The NRL's chief medical officer Dr Paul Bloomfield said the present computerised neurocognitive tests, which players must do at the first training session after a concussion to assess whether they can return for the next match, has been revamped.
The new tests will be used during the upcoming women's competition, featuring the Broncos, Dragons, Sydney Roosters and Warriors.
But they cannot be implemented by the NRL mid-season because player histories as far as head knocks and concussions are concerned were set up in the pre-season.
From November 1, the new computer tests will be available to NRL clubs as well.
"The plan is to have exactly the same rules for the head injury assessments for women and men, because there's no need for them to be any different," Bloomfield said.
"But further research is needed with regards to women being more prone to getting concussion or not. The international consensus doesn't have definitive answers to that but has called for further research into that area.
"Women potentially take longer to recover ... it's theory at this stage and could be due their to different hormone levels to men.
"But each player is treated individually, so if their symptoms take longer to recover – whether male or female – they'll be treated the way they presented."
In a wide-ranging media briefing on Thursday, Dr Bloomfield also said:
- No decision has been made yet on whether an independent doctor will be present at all three games of the 2018 Holden State of Origin series
- In 90 percent of concussion cases, players are fully healed within 10 to 14 days
- The NRL is considering plans to have 'spotters' at NRL games
- From 2019, every NRL club will have an assistant medical officer, so two doctors at matches
Spotters are already used at NFL and NHL matches in the United States.
"It is something we have trialled so we'll continue to look into it," Bloomfield said Wednesday.
"We're looking at more and more tools to support the club doctors. In some international codes like NFL and NHL they have them but the ultimate decision to return a player ultimately lies with the club doctor.
"But both codes have spotters ... or at least they are called 'athletic trainers' in the US. They are people with a tertiary degree in some kind of sports science and are also accredited by their sports."
The NRL trialled spotters in the 2017 Origin series. There is no definitive data they picked up concussion symptoms the NSW and Queensland team doctors didn't.
"It was hard to know because as soon as they spotted it the doctors were alerted to it. They were in contact with officials on the sideline who communicated it to [Qld/NSW] team doctors," Bloomfield said.
"It's not just the logistics of it but we need to look into whether spotters could pick up more than is already being picked up by doctors."
Turning to assistant doctors, Bloomfield said "several" NRL clubs already employ them.
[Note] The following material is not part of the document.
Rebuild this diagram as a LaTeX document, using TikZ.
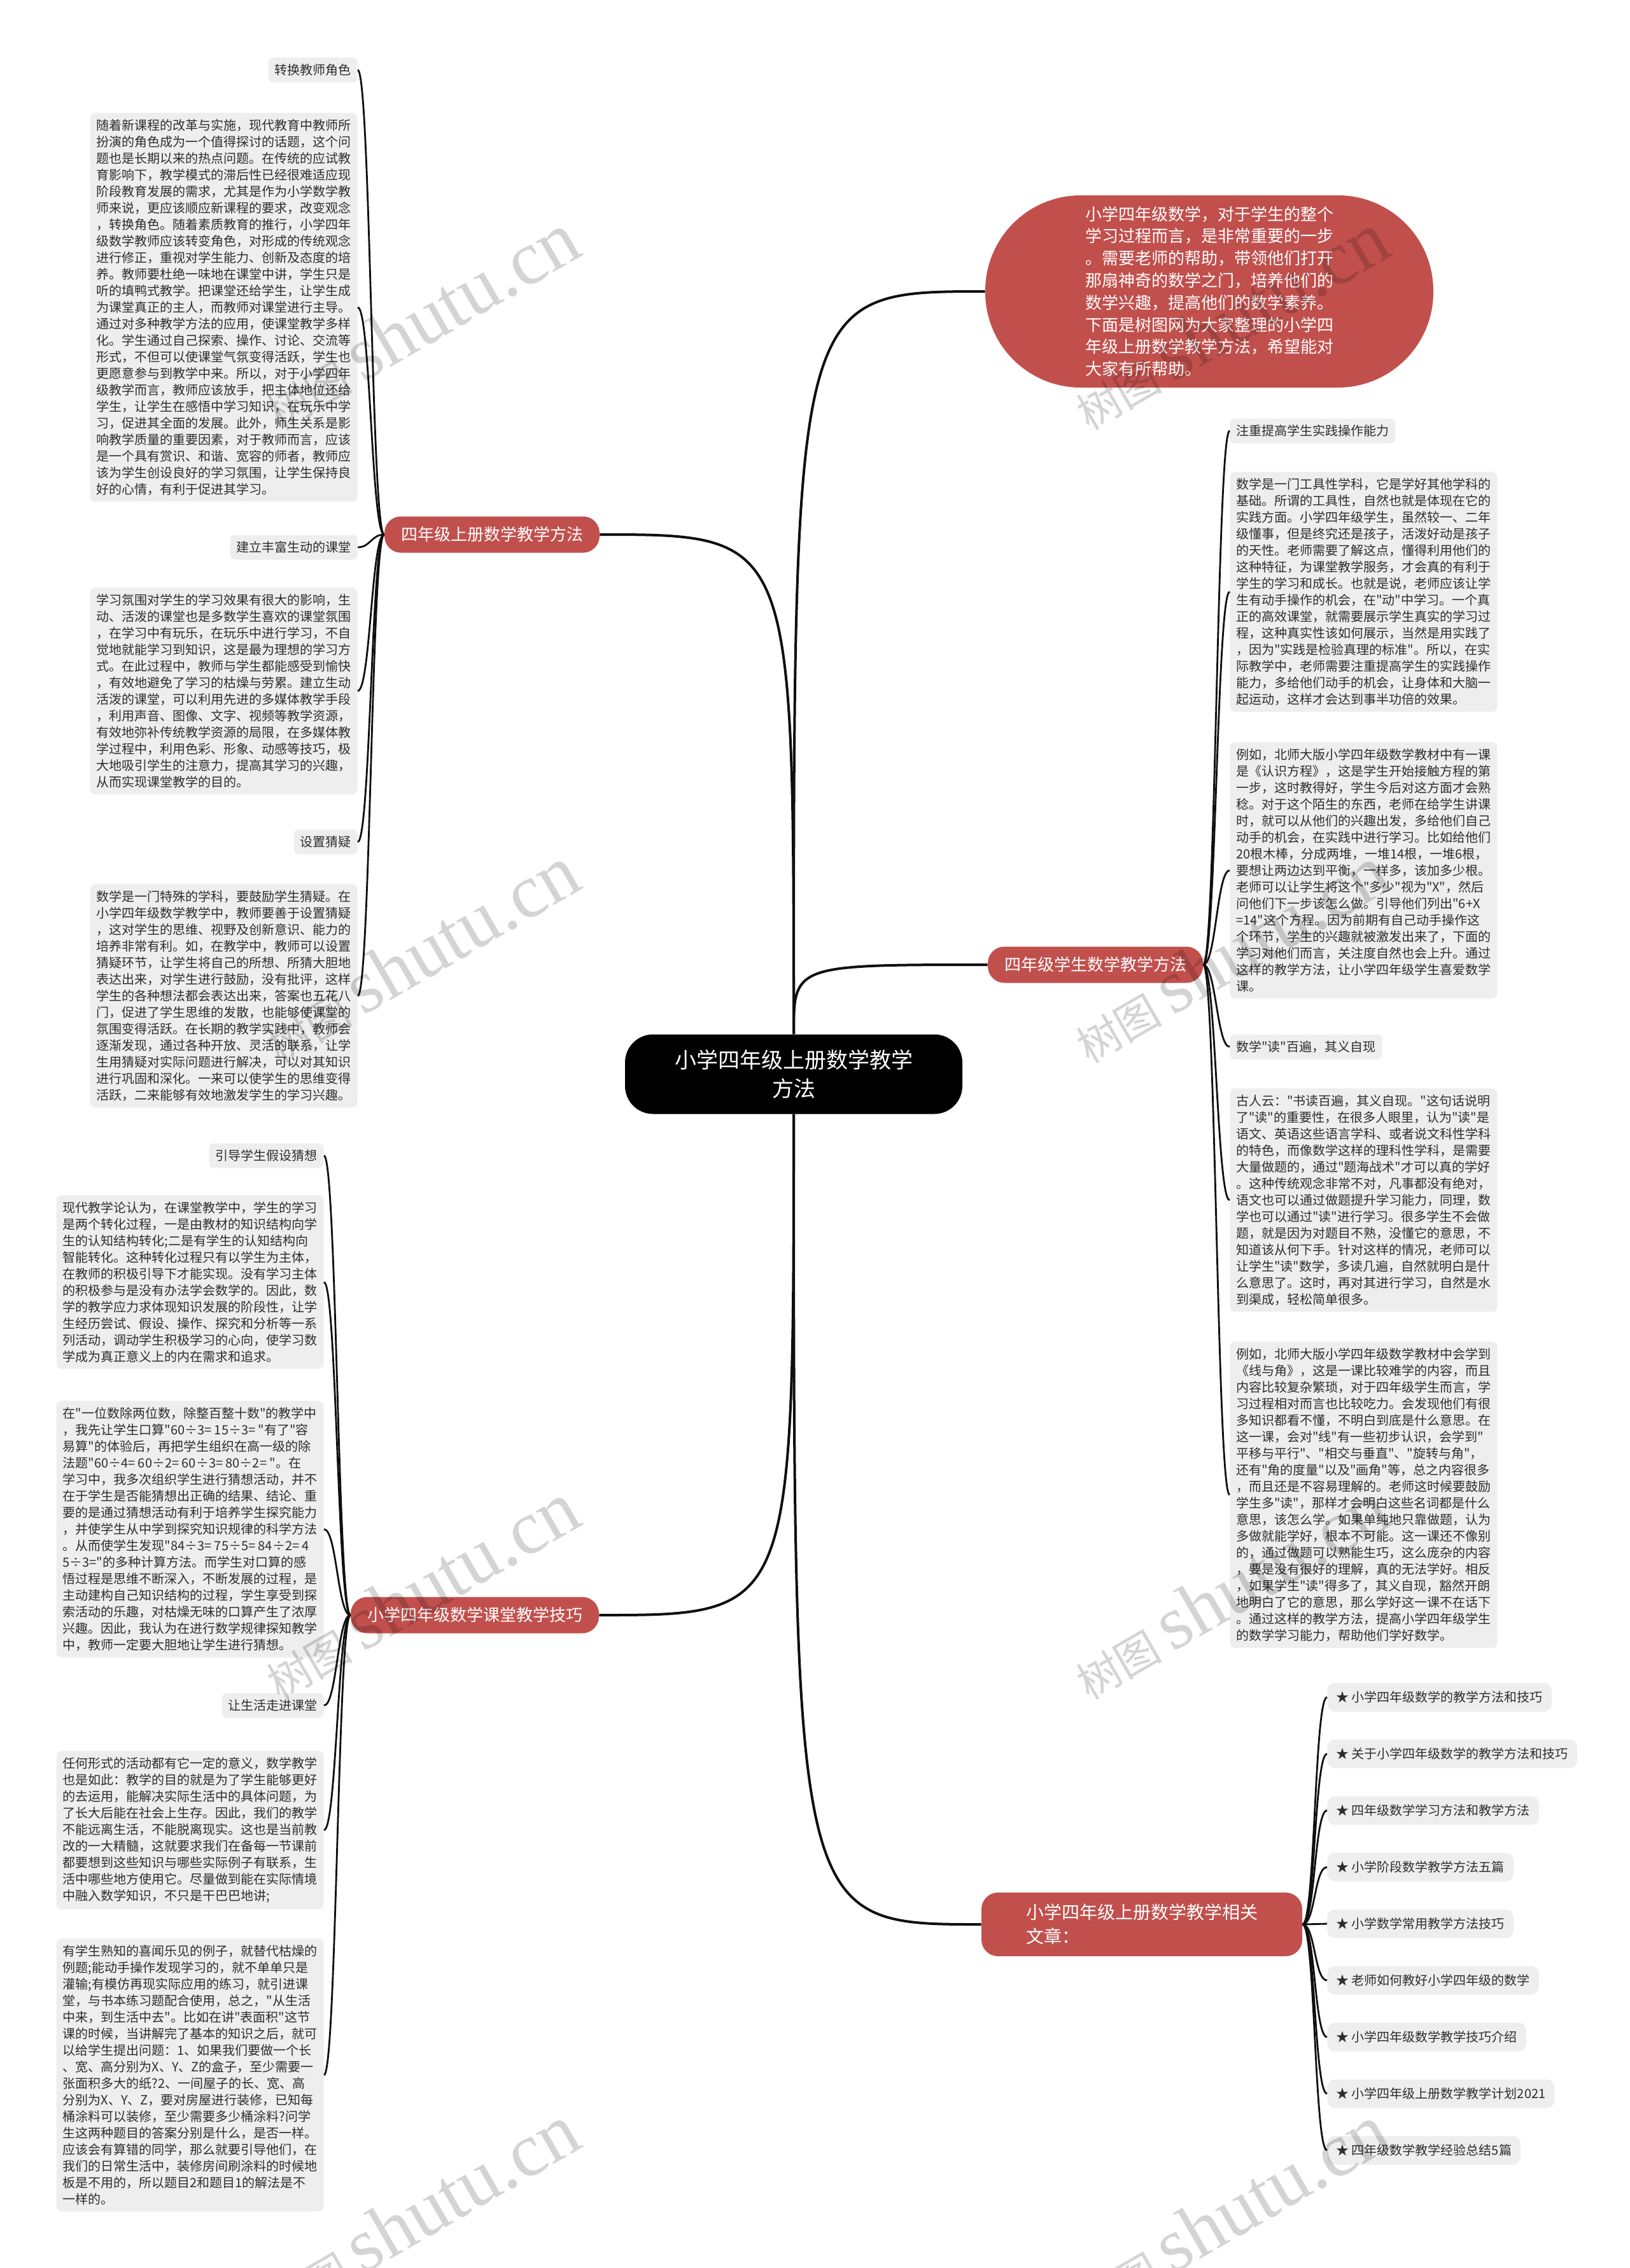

But it will be mandatory for all 16 clubs from 2019.
"If the doctor is inside doing something, then there's another on the sideline,'' he said.
"Because concussion is a difficult and complex thing, the team doctor will then have the opportunity to discuss it with somebody who also knows the players well.
"It's like a pilot and co-pilot scenario, so if the pilot wants a second opinion, they've got someone there ready and prepared to talk to them."
On the subject of having independent doctors, Bloomfield said a recent worldwide rugby union study showed the team doctor was more conservative with returning players after a head knock, than the independent doctors.
"The independent doctors at rugby are only at international games and Super Rugby level," Bloomfield said.
"It's not saying the independent doctors are making bad decisions, but that the team doctor knew the players better, or at least recognised subtle changes quicker."